Le film n’est vraiment fascinant que pour ceux qui ont leur conscience
intellectuelle et culturelle légèrement en-dessous du nombril. La beauté de la
fringue pour les femmes comme pour les hommes ne sont que les fioritures qui
allument les instincts sexuels des hommes et des femmes avec des bibelots
vestimentaires qui ne font que révéler l’objet du désir tout en le dissimulant,
au moins partiellement, demi-nu contre demi-vêtu.

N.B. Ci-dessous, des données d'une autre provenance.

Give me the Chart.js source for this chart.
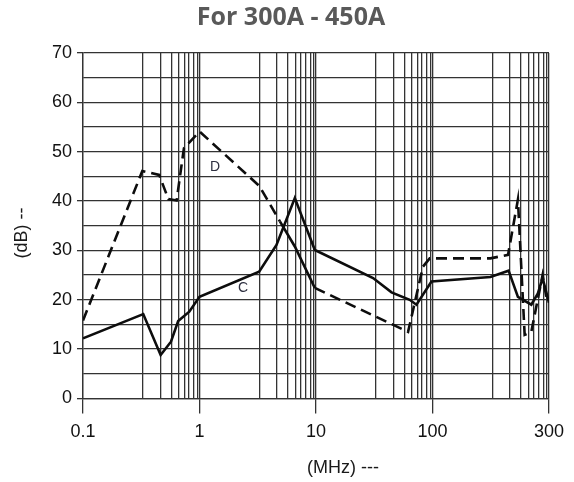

Par contre la scène de la mort est un prodige si on est capable de ne pas
se laisser prendre par la lascivité des images de défilés qui défilent dans la
mémoire de l’homme mourant à qui il suffira d’enlever ses lunettes pour le
rendre funérairement vraiment mort.
Un film qui a tellement de nominations pour les Césars que les Jules du
monde entier s’en réjouiront pendant quelque temps : leur business en sera
réconforté. La mode est vraiment l’opium de tous les sexes et n’a fait que
remplacer la religion qui n’était l’opium que du peuple, et Marx entendait du
petit peuple puisqu’il a toujours rejeté tout ce qui n’était pas le prolétariat
en dehors du peuple exploité et asservi, seul digne d’être cité par lui.